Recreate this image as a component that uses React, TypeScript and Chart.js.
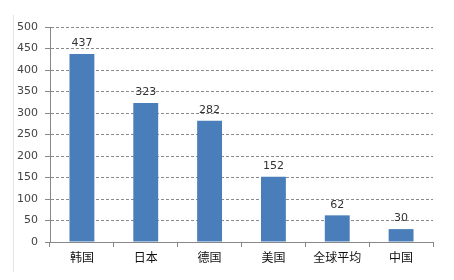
import React, { useEffect, useRef } from "react";
import { Chart, registerables } from "chart.js";

Chart.register(...registerables);

const categories = ["韩国", "日本", "德国", "美国", "全球平均", "中国"];
const values = [437, 323, 282, 152, 62, 30];
const yMin = 0;
const yMax = 500;
const yStep = 50;

const valueLabels = {
  id: "valueLabels",
  afterDatasetsDraw(chart: any) {
    const ctx = chart.ctx;
    const meta = chart.getDatasetMeta(0);
    ctx.save();
    ctx.font = "11px 'DejaVu Sans', Arial, sans-serif";
    ctx.fillStyle = "#333";
    ctx.textAlign = "center";
    ctx.textBaseline = "bottom";
    meta.data.forEach((bar: any, i: number) => {
      ctx.fillText(String(values[i]), bar.x, bar.y - 5);
    });
    ctx.restore();
  },
};

const frame = {
  id: "frame",
  beforeDraw(chart: any) {
    const ctx = chart.ctx;
    ctx.save();
    ctx.fillStyle = "#fff";
    ctx.fillRect(0, 0, chart.width, chart.height);
    ctx.strokeStyle = "#e4e4e4";
    ctx.lineWidth = 1;
    ctx.beginPath();
    ctx.moveTo(13.5, 15);
    ctx.lineTo(13.5, 272);
    ctx.stroke();
    ctx.restore();
  },
};

export default function App() {
  const ref = useRef<HTMLCanvasElement>(null);
  useEffect(() => {
    const chart = new Chart(ref.current!, {
      type: "bar",
      data: {
        labels: categories,
        datasets: [
          {
            data: values,
            backgroundColor: "#4a7ebb",
            categoryPercentage: 1,
            barPercentage: 0.39,
          },
        ],
      },
      options: {
        animation: false,
        responsive: false,
        maintainAspectRatio: false,
        layout: { padding: { left: 0, right: 21, top: 27, bottom: 0 } },
        plugins: { legend: { display: false }, tooltip: { enabled: false } },
        scales: {
          x: {
            grid: {
              offset: true,
              drawOnChartArea: false,
              drawTicks: true,
              tickLength: 5,
              color: "#888",
            },
            border: { color: "#888" },
            ticks: {
              color: "#111",
              padding: 3,
              font: { size: 12, family: "'Noto Sans CJK SC', sans-serif" },
              maxRotation: 0,
            },
            afterFit(scale: any) {
              scale.height = 38;
            },
          },
          y: {
            min: yMin,
            max: yMax,
            grid: {
              color: "#8a8a8a",
              tickColor: "#888",
              tickLength: 5,
              tickBorderDash: [],
            },
            border: { color: "#888", dash: [3, 2] },
            ticks: {
              stepSize: yStep,
              color: "#444",
              padding: 7,
              font: { size: 11, family: "'DejaVu Sans', Arial, sans-serif" },
            },
            afterFit(scale: any) {
              scale.width = 50;
            },
          },
        },
      },
      plugins: [frame, valueLabels],
    });
    return () => chart.destroy();
  }, []);
  return (
    <div style={{ position: "fixed", left: 0, top: 0, width: 454, height: 280, background: "#fff" }}>
      <canvas ref={ref} width={454} height={280} style={{ display: "block" }} />
    </div>
  );
}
•••••
WORK TO DO
Leave the pictures out and reproduce exactly the lines from the top of the listing above through the line with "const yStep = 50;".

RESPONSE
Recreate this image as a component that uses React, TypeScript and Chart.js.
import React, { useEffect, useRef } from "react";
import { Chart, registerables } from "chart.js";

Chart.register(...registerables);

const categories = ["韩国", "日本", "德国", "美国", "全球平均", "中国"];
const values = [437, 323, 282, 152, 62, 30];
const yMin = 0;
const yMax = 500;
const yStep = 50;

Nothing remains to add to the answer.